At the center of Marwood’s problems involves whether officials at the Centers for Medicare and Medicaid Services provided inside information about a prostate cancer drug developed by the company Dendreon. The center, which is often referred to by the acronym CMS, controls government health-care spending worth billions of dollars annually. A decision by CMS to scale back on such funding would have an impact on a company’s share price, and would be a valuable piece of information for Wall Street traders.
In June 2010, CMS decided to scale back on the coverage it would allot to the Dendreon drug called Provenge, but shares of the company began to tank in the weeks before the official ruling was made, during a time of debate inside the agency about funding levels.
CMS officials walk a fine line between secrecy and providing information about agency actions to the public.
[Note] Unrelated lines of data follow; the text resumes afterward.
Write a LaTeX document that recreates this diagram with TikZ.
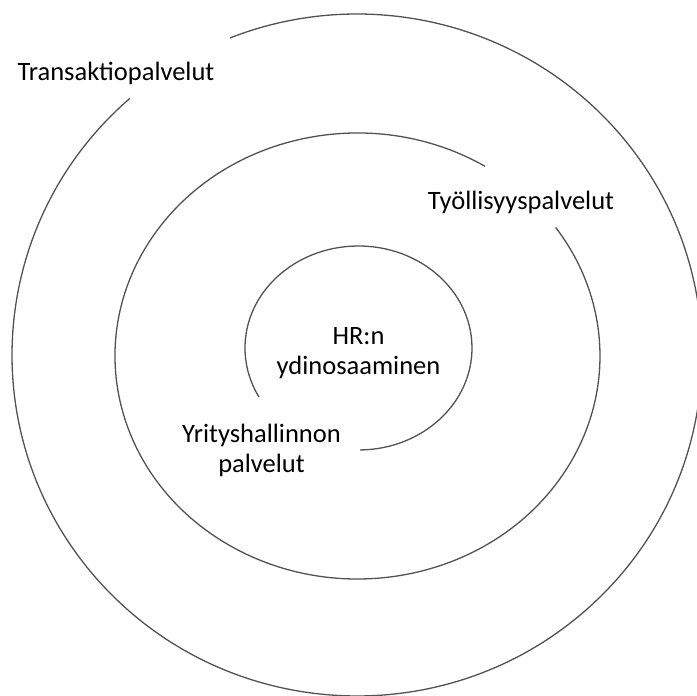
\documentclass[tikz,border=0pt]{standalone}
\usepackage{fontspec}
\setmainfont{Carlito}
\begin{document}
\begin{tikzpicture}[x=1pt,y=1pt,
  ring/.style={draw=black!68, line width=1.3pt},
  lbl/.style={inner sep=0pt, anchor=base, align=center, font=\fontsize{26.5}{30}\selectfont, text=black}]
\useasboundingbox (0,0) rectangle (697,696);
\clip (0,0) rectangle (697,696);
\coordinate (oc) at (357,341);
\coordinate (mc) at (357.5,340);
\coordinate (ic) at (358.5,348);
% outer ring
\draw[ring] ([shift={(131.2:345pt and 341pt)}]oc) arc[start angle=131.2, end angle=471.6, x radius=345pt, y radius=341pt];
% middle ring
\draw[ring] ([shift={(58.3:242.5pt and 223pt)}]mc) arc[start angle=58.3, end angle=395.2, x radius=242.5pt, y radius=223pt];
% inner ring
\draw[ring] ([shift={(270.8:113.5pt and 102pt)}]ic) arc[start angle=270.8, end angle=568.7, x radius=113.5pt, y radius=102pt];
% labels (multi-line nodes: base = baseline of last line)
\node[lbl] (trans) at (116,615.5) {Transaktiopalvelut};
\node[lbl] (tyol) at (521,486.5) {Työllisyyspalvelut};
\node[lbl] (hr) at (358.5,321) {HR:n\\ydinosaaminen};
\node[lbl] (yrit) at (261.5,223) {Yrityshallinnon\\palvelut};
\end{tikzpicture}
\end{document}
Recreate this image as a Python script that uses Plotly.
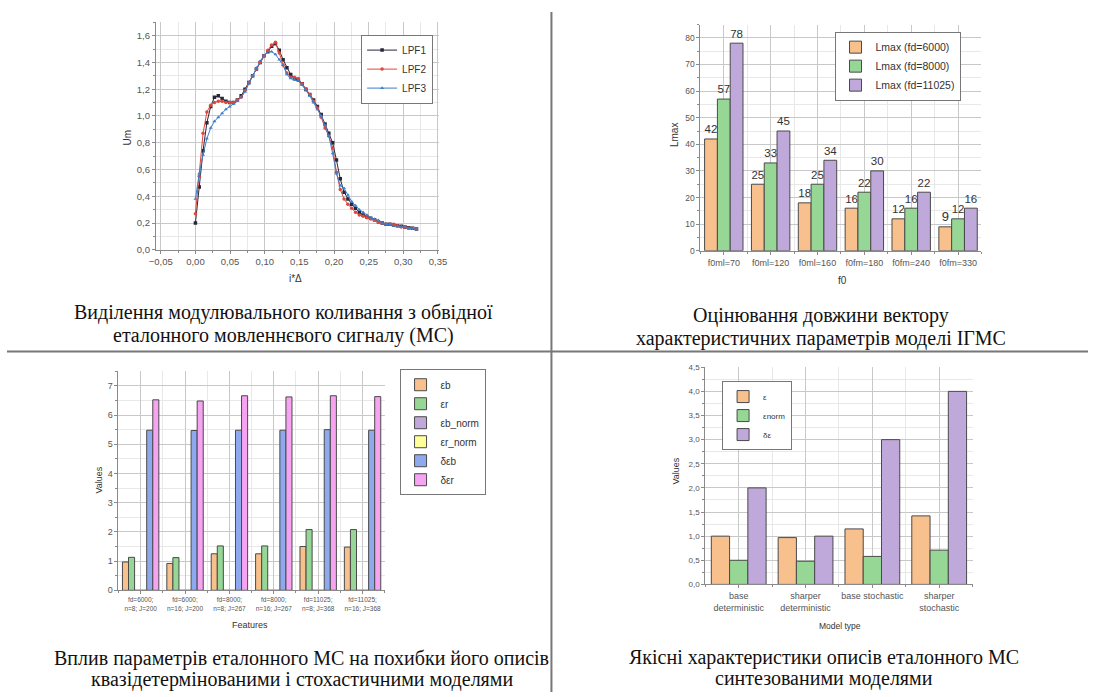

Various CMS materials contain telephone numbers of agency officials to discuss actions, and political intelligence firms like Marwood often develop contacts at the agency.
Marwood concedes that it has had contact with an agency analyst about the matter, and the analyst said the reduction in funding “is being looked at” a year before the official announcement in June 2010. Just after the agency’s official announcement, Marwood released a research report to 4,000 clients detailing its conversations about the drug with the CMS analyst, and what it says was additional public information it collected.
Marwood officials tell FOX Business that SEC enforcement officials have told the firm that such a conversation is tantamount to an illegal inside tip from the CMS analyst to Marwood. The SEC, Marwood officials say, contends that the CMS analyst had a “duty” to keep such information confidential, and that Marwood knew such duty existed. In addition, the CMS analyst and the Marwood executive directly involved in the matter had a long-time friendship. Thus in passing the information, the CMS analyst received a “benefit” from the Marwood executive.
How such circumstances may hold up in court could decide whether the full commission votes to bring formal charges. On one hand, SEC Chairwoman Mary Jo White appears to want to expand the current insider trading laws to include not just non-public information that involves companies, but also non-public information that emanates from government but can still move stocks.
On the other hand, insider trading is a murky legal concept; there is no set law, just a bunch of court rulings and it’s hard to see how the Marwood case fits neatly into these precedents. For example, former McKinsey & Co. Chief Rajat Gupta was sentenced to two years in prison for passing insider information to former Galleon Chief Raj Rajaratnam that Gutpta gleaned as a board member of Goldman Sachs.
Prosecutors argued that the benefit that Gutpta received from Rajaratnam was more than friendship—the two had discussed various business relationships over the years and Gupta was invested in one of Galleon’s hedge funds.
Like Gutpa, Rajaratnam was charged with both civil and criminal insider trading charges and he is serving an 11 year sentence. But SEC officials have indicated to Marwood they don’t yet intend to charge any of the alleged leakers at the CMS.
A spokesman for CMS had no immediate comment.